Oh--here's another irony:  A group of Hasidic Jews in Williamsburg has started a Facebook page to campaign for Citibike kiosks in their neighborhood.  Apparently, they recognize the benefits of cycling--for men, anyway--and realize that getting more people out of cars will mean more parking spaces for those who still drive.  Also, I suspect that some want to ride to school, work or whereever, but don't or can't own bicycles because they have large families and live in small houses or apartments.

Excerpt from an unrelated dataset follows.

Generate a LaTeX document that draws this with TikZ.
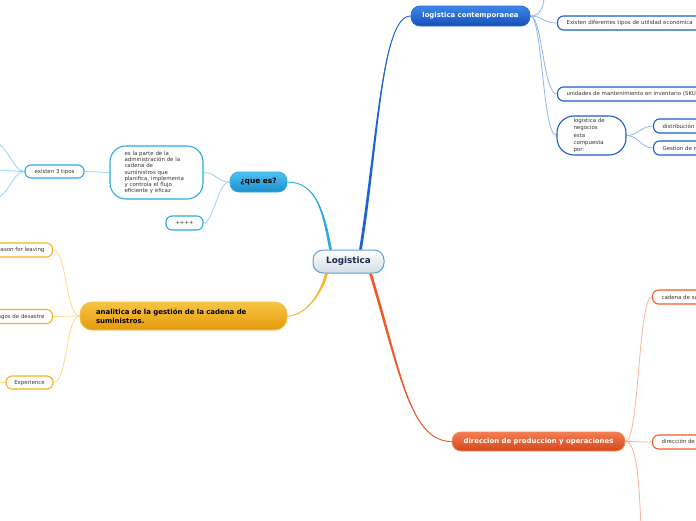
\documentclass[tikz,border=0pt]{standalone}
\usepackage{fontspec}
\setmainfont{DejaVu Sans}
\usetikzlibrary{calc,backgrounds}
\definecolor{logB}{HTML}{5A9FD4}
\definecolor{logG}{HTML}{D3DCE6}
\definecolor{navy}{HTML}{1B2A4A}
\definecolor{qTop}{HTML}{4EC3F2}
\definecolor{qBot}{HTML}{1A8ECB}
\definecolor{qBd}{HTML}{36A9E1}
\definecolor{cTop}{HTML}{3F87EA}
\definecolor{cBot}{HTML}{1450B5}
\definecolor{cBd}{HTML}{2A6DD6}
\definecolor{aTop}{HTML}{F9C443}
\definecolor{aBot}{HTML}{E39A0C}
\definecolor{aBd}{HTML}{F7C24B}
\definecolor{dTop}{HTML}{F37D52}
\definecolor{dBot}{HTML}{D2491B}
\definecolor{dBd}{HTML}{F3865C}
\definecolor{qLine}{HTML}{2FAAE4}
\definecolor{cLine}{HTML}{1C63D3}
\definecolor{aLine}{HTML}{F9B52A}
\definecolor{dLine}{HTML}{F05A28}
\definecolor{qThin}{HTML}{95D5F5}
\definecolor{cThin}{HTML}{8DB5EE}
\definecolor{aThin}{HTML}{FCD98A}
\definecolor{dThin}{HTML}{F9B39A}
\definecolor{qChild}{HTML}{29AAE1}
\definecolor{cChild}{HTML}{1A5FC8}
\definecolor{aChild}{HTML}{F5B21C}
\definecolor{dChild}{HTML}{F05A28}
\definecolor{txt}{HTML}{333333}
\begin{document}
\begin{tikzpicture}[x=1pt,y=-1pt,
  rootnode/.style={rounded corners=10pt, draw=logB, line width=1pt, top color=white, bottom color=logG,
    minimum width=71pt, minimum height=23pt, inner sep=0pt, text=navy,
    font=\fontsize{8.8}{10}\selectfont\bfseries},
  mainnode/.style={rounded corners=9pt, line width=0.8pt, minimum height=20pt, inner sep=0pt,
    font=\fontsize{6.9}{8}\selectfont\bfseries},
  childnode/.style={draw, fill=white, line width=1.1pt, rounded corners=6pt, minimum height=14pt,
    inner ysep=0pt, inner xsep=8pt, text=txt, font=\fontsize{5.45}{6.3}\selectfont},
  thinq/.style={draw=qThin, line width=0.8pt},
  thinc/.style={draw=cThin, line width=0.8pt},
  thina/.style={draw=aThin, line width=0.8pt},
  thind/.style={draw=dThin, line width=0.8pt}]
\useasboundingbox (0,0) rectangle (696,520);
\clip (0,0) rectangle (696,520);

% main nodes
\node[rootnode] (L) at (348.5,261.5) {Logistica};
\node[mainnode, draw=qBd, top color=qTop, bottom color=qBot, minimum width=57pt, text=black,
  font=\fontsize{7.4}{8}\selectfont\bfseries] (queEs) at (258.5,182) {¿que es?};
\node[mainnode, draw=cBd, top color=cTop, bottom color=cBot, minimum width=119pt, text=white] (contemp) at (470.5,16) {logistica contemporanea};
\node[mainnode, draw=aBd, top color=aTop, bottom color=aBot, minimum height=28pt, rounded corners=12pt,
  align=left, text width=175pt, inner xsep=16pt, text=black, font=\fontsize{6.95}{8.8}\selectfont\bfseries] (analitica) at (183.5,316)
  {analitica de la gestión de la cadena de\\suministros.};
\node[mainnode, draw=dBd, top color=dTop, bottom color=dBot, minimum width=173pt, minimum height=19pt, text=white] (direccion) at (538.5,441.5) {direccion de produccion y operaciones};

% children of que es
\node[childnode, draw=qChild, rounded corners=16pt, minimum width=93pt, minimum height=53pt, align=left,
  text width=64pt, inner xsep=14.5pt, font=\fontsize{5.45}{6.3}\selectfont] (big) at (156.5,172.5)
  {es la parte de la\\administración de la\\cadena de\\suministros que\\planifica, implementa\\y controla el flujo\\eficiente y eficaz};
\node[childnode, draw=qChild, minimum width=37pt] (plus) at (184.5,223) {++++};
\node[childnode, draw=qChild, minimum width=59pt, minimum height=13pt] (existen) at (54.5,171.5) {existen 3 tipos};

% children of analitica
\node[childnode, draw=aChild, anchor=east] (reason) at (53,250) {Reason for leaving};
\node[childnode, draw=aChild, anchor=east] (riesgos) at (53,316.5) {Riesgos de desastre};
\node[childnode, draw=aChild, minimum width=47pt, minimum height=13pt] (experience) at (29.5,382.5) {Experience};

% children of logistica contemporanea
\node[childnode, draw=cChild, anchor=west, inner xsep=9pt] (exist) at (557,23) {Existen diferentes tipos de utilidad económica};
\node[childnode, draw=cChild, anchor=west, inner xsep=9pt] (unid) at (557,94) {unidades de mantenimiento en inventario (SKU)};
\node[childnode, draw=cChild, rounded corners=17pt, minimum width=69pt, minimum height=39pt, align=left,
  text width=36pt, inner xsep=16.5pt, font=\fontsize{5.45}{7.2}\selectfont] (neg) at (591.5,135.5)
  {logistica de\\negocios\\esta\\compuesta\\por:};
\node[childnode, draw=cChild, anchor=west, inner xsep=9pt] (distrib) at (653,126) {distribución física};
\node[childnode, draw=cChild, anchor=west, inner xsep=9pt] (gestion) at (653,148) {Gestion de materiales};

% children of direccion
\node[childnode, draw=dChild, anchor=west, inner xsep=9pt] (cadena) at (652,297) {cadena de suministro};
\node[childnode, draw=dChild, anchor=west, inner xsep=9pt] (dirdir) at (652,442) {dirección de operaciones};

% free ends
\coordinate (e1) at (-8,142);
\coordinate (e2) at (-8,170);
\coordinate (e3) at (-8,199);
\coordinate (e4) at (-8,382.5);
\coordinate (e5) at (545,-6);
\coordinate (e6) at (641,526);

\begin{scope}[on background layer]
% main tapered connectors
\fill[qLine] ($(L.north)+(-19.4,0)$) .. controls ($(L.north)+(-25.9,-35)$) and ($(queEs.east)+(30,0)$) .. (queEs.east)
  .. controls ($(queEs.east)+(30,0)$) and ($(L.north)+(-23.1,-35)$) .. ($(L.north)+(-16.6,0)$) -- cycle;
\draw[qLine, line width=0.9pt] ($(L.north)+(-18,0)$) .. controls ($(L.north)+(-24.5,-35)$) and ($(queEs.east)+(30,0)$) .. (queEs.east);

\fill[cLine] ($(L.north)+(10.6,0)$) .. controls ($(L.north)+(28.1,-110)$) and ($(contemp.west)+(-29,0)$) .. (contemp.west)
  .. controls ($(contemp.west)+(-29,0)$) and ($(L.north)+(30.9,-110)$) .. ($(L.north)+(13.4,0)$) -- cycle;
\draw[cLine, line width=0.9pt] ($(L.north)+(12,0)$) .. controls ($(L.north)+(29.5,-110)$) and ($(contemp.west)+(-29,0)$) .. (contemp.west);

\fill[aLine] ($(L.south)+(-23.4,0)$) .. controls ($(L.south)+(-28.4,20)$) and ($(analitica.east)+(18,0)$) .. (analitica.east)
  .. controls ($(analitica.east)+(18,0)$) and ($(L.south)+(-25.6,20)$) .. ($(L.south)+(-20.6,0)$) -- cycle;
\draw[aLine, line width=0.9pt] ($(L.south)+(-22,0)$) .. controls ($(L.south)+(-27,20)$) and ($(analitica.east)+(18,0)$) .. (analitica.east);

\fill[dLine] ($(L.south)+(20.6,0)$) .. controls ($(L.south)+(50.1,97)$) and ($(direccion.west)+(-42,0)$) .. (direccion.west)
  .. controls ($(direccion.west)+(-42,0)$) and ($(L.south)+(52.9,97)$) .. ($(L.south)+(23.4,0)$) -- cycle;
\draw[dLine, line width=0.9pt] ($(L.south)+(22,0)$) .. controls ($(L.south)+(51.5,97)$) and ($(direccion.west)+(-42,0)$) .. (direccion.west);

% que es branch
\draw[thinq] (queEs.west) .. controls ($(queEs.west)+(-12,0)$) and ($(big.east)+(12,0)$) .. (big.east);
\draw[thinq] (queEs.west) .. controls ($(queEs.west)+(-12,0)$) and ($(plus.east)+(10,0)$) .. (plus.east);
\draw[thinq] (big.west) -- (existen.east);
\draw[thinq] (existen.west) .. controls ($(existen.west)+(-12,0)$) and ($(e1)+(16,0)$) .. (e1);
\draw[thinq] (existen.west) .. controls ($(existen.west)+(-12,0)$) and ($(e2)+(16,0)$) .. (e2);
\draw[thinq] (existen.west) .. controls ($(existen.west)+(-12,0)$) and ($(e3)+(16,0)$) .. (e3);

% analitica branch
\draw[thina] (analitica.west) .. controls ($(analitica.west)+(-14,0)$) and ($(reason.east)+(14,0)$) .. (reason.east);
\draw[thina] (analitica.west) .. controls ($(analitica.west)+(-14,0)$) and ($(riesgos.east)+(14,0)$) .. (riesgos.east);
\draw[thina] (analitica.west) .. controls ($(analitica.west)+(-14,0)$) and ($(experience.east)+(14,0)$) .. (experience.east);
\draw[thina] (experience.west) -- (e4);

% contemporanea branch
\draw[thinc] (contemp.east) .. controls ($(contemp.east)+(10,0)$) and ($(e5)+(-2,14)$) .. (e5);
\draw[thinc] (contemp.east) .. controls ($(contemp.east)+(12,0)$) and ($(exist.west)+(-14,0)$) .. (exist.west);
\draw[thinc] (contemp.east) .. controls ($(contemp.east)+(12,0)$) and ($(unid.west)+(-14,0)$) .. (unid.west);
\draw[thinc] (contemp.east) .. controls ($(contemp.east)+(12,0)$) and ($(neg.west)+(-14,0)$) .. (neg.west);
\draw[thinc] (neg.east) .. controls ($(neg.east)+(12,0)$) and ($(distrib.west)+(-12,0)$) .. (distrib.west);
\draw[thinc] (neg.east) .. controls ($(neg.east)+(12,0)$) and ($(gestion.west)+(-12,0)$) .. (gestion.west);

% direccion branch
\draw[thind] (direccion.east) .. controls ($(direccion.east)+(14,0)$) and ($(cadena.west)+(-14,0)$) .. (cadena.west);
\draw[thind] (direccion.east) .. controls ($(direccion.east)+(12,0)$) and ($(dirdir.west)+(-12,0)$) .. (dirdir.west);
\draw[thind] (direccion.east) .. controls ($(direccion.east)+(12,0)$) and ($(e6)+(-2,-40)$) .. (e6);
\end{scope}
\end{tikzpicture}
\end{document}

Having spent a fair amount of time in Hasidic (and even Orthodox) neighborhoods, I can tell you that most are far from being wealthy, even if they own successful businesses or have well-paying positions.  If Steven Sladkus wants to stand up for the "little guy", he might start there.  Oh, and while he's at it, perhaps he can campaign to get Hasidic women on bikes.  After all, you don't have to wear lycra kit to ride a Citibike!



22 June 2013

Which Way?

Today I hopped on Arielle with no particular direction in mind.  After wandering down a street near the Botanical Gardens, I found myself entering an expressway:  No sign indicated I was pedaling in its direction.  I couldn't very well turn around, so I channeled my adrenaline, remaining testoserone (if indeed I still have any), and all of the aggression I could muster from thinking about the boyfriend who cost me a job and the girlfriend who cost me my sanity (well, sort of) to high-tail it to the next exit, which got me onto a street I'd never heard of before.  But, I figured, that was better than the world hearing about a cyclist who's a direct descendant of Christopher Columbus and inherited his navigational skills.

About half an hour later, I found myself pedaling up and down hills in Westchester County.  I didn't mind; in fact, I was enjoying the challenge, which I needed.  The day was perfectly clear but warmed up quickly, though not oppressively so.  

In my effort to avoid that same wrong turn, I headed back in the direction of the Throgs Neck Bridge.  There's no way to walk or cycle across it, but there's a rather nice (though often crowded) next to it.  Plus, I know my way home, more or less, from there.

The plan worked until I had to detour around a street that was torn open.  I then found myself wandering, and coming to a place I seem to encounter only by accident:  Westchester Square in the Bronx.  In fact,  I've never cycled to the neighborhood intentionally, although I never regretted finding myself there.  From what I've seen--and what Forgotten New York says--it seems like quite an interesting area.  It's one of the most architecturally varied parts of the city, with everything from churches and cemetery structures built early 19th Century to saltbox houses and Art Deco-inspired apartment buildings. Also, the shopping area  and it's odd to find streets with names like "Mayflower" anywhere in the Big Apple.  

I didn't bring my camera with me, but here's a streetscape from Forgotten New York:


Given that I seem to end up in the neighborhood only by accident, I wonder whether I'd get there if I set out for it on my bike!